In huge areas of the Colombian countryside, the only challenge to rebel rule for the last decade has been by landowner-bankrolled paramilitary bands, who kill accused guerrilla sympathizers. But the rebels fight back, burning ranches and stealing and killing the cattle of suspected paramilitary patrons.
Paramilitary leaders kidnapped five relatives of rebel leaders during the last year and freed them just before Easter, saying they wanted “to make the subversives feel the pain” that kidnapping produces.
But FARC commander Raul Reyes, in a telephone interview from an unspecified Latin American country, defended the group’s use of ransom kidnapping as a “war tax.” He said the group targets only people who support the Colombian state financially.
ELN commander Manuel Perez calls his group’s kidnappings “political detentions,” tools in its battle “against foreign dependence and the dominance of the oligarchy.”
“We impose war taxes far inferior to those the government imposes. And we treat prisoners with dignity,” he said in a September newspaper interview.
But politics is of little interest to the Navarrete family now.
The last proof Eduardo was alive was a grainy photo delivered five months into his abduction by his FARC rebel captors. It shows Eduardo holding a newspaper and smiling. He appeared to have lost weight, and his hair was longer.

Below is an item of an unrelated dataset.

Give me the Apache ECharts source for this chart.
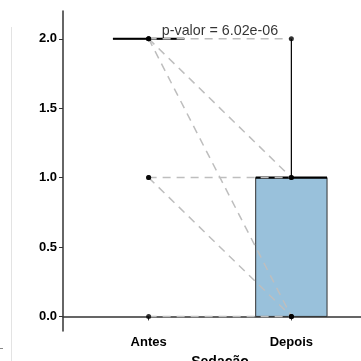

After selling land and borrowing cash, in mid-1995 the Navarretes had an emissary deliver a sack containing $60,000 to a midnight rendezvous with the kidnappers.
“The next day, we waited and waited for a phone call, anything. But nothing. Days, weeks and months passed, and we didn’t hear a thing,” said Eduardo’s 70-year-old mother, Rita, her voice quavering.
Led by Rita Navarrete’s eldest son, German, the family continued to follow every lead and paid out several thousand dollars more, mostly to what experts call “the vultures of kidnappings”--people who prey on a family’s desperation.
German bankrolled police agents who claimed to know where Eduardo was being held, then came up empty-handed.
His mother tried the paranormal, paying a handful of psychics and even a Roman Catholic priest who paused a moment with his eyes closed after being shown a photo of Eduardo, then pronounced: “He’s dead.”
Rita Navarrete is still taut with panic and fear.
In April, extortionists who claimed to have Eduardo began calling. When she demanded proof that her son was still alive, they told her he was dead and demanded cash for the body. Cases of families paying for the corpse of a loved one slain by kidnappers are not uncommon in Colombia.
Rita Navarrete said she sometimes loses hope, but she still won’t let Eduardo’s six siblings disturb anything in his room--or even ride his bicycle. And she’s on the phone twice a week to officials pleading for help.
German wonders whether the family erred by reporting Eduardo’s kidnapping.
Ten days after Eduardo’s abduction, police captured one of the kidnappers when he called the family from a pay phone. German believes that angered rebel leaders, though the captured man was a low-level guerrilla grunt.
Eduardo’s sister, Rita Mendez, and her two teenage children live off money from her parents while they wait to hear about Luis Mendez’s fate. She has never held a job in 20 years of marriage and she’s not going to look for one now, even if it might help her meet the payments of $5,000 a month that her husband’s captors now demand.
Asked how it feels to have two loved ones kidnapped, Rita Mendez prefers to talk about her 82-year-old father, Melosio.
“My papa is really demoralized. He won’t go out to the farm. He doesn’t want to do anything anymore. If he didn’t have so much mettle, he’d die.”
Rita Mendez becomes animated describing how, after her brother was abducted, her father bought a sword and began slicing the air with it, imagining a day of reckoning.
“ ‘This is for the day they tell me, “This is the man who kidnapped, who killed, Eduardo,” he said. “I’ll bury the sword in him and run it all the way through,’ ” she said, laughingly quoting her father and thrusting an arm forward in the patriarch’s imaginary coup de grace.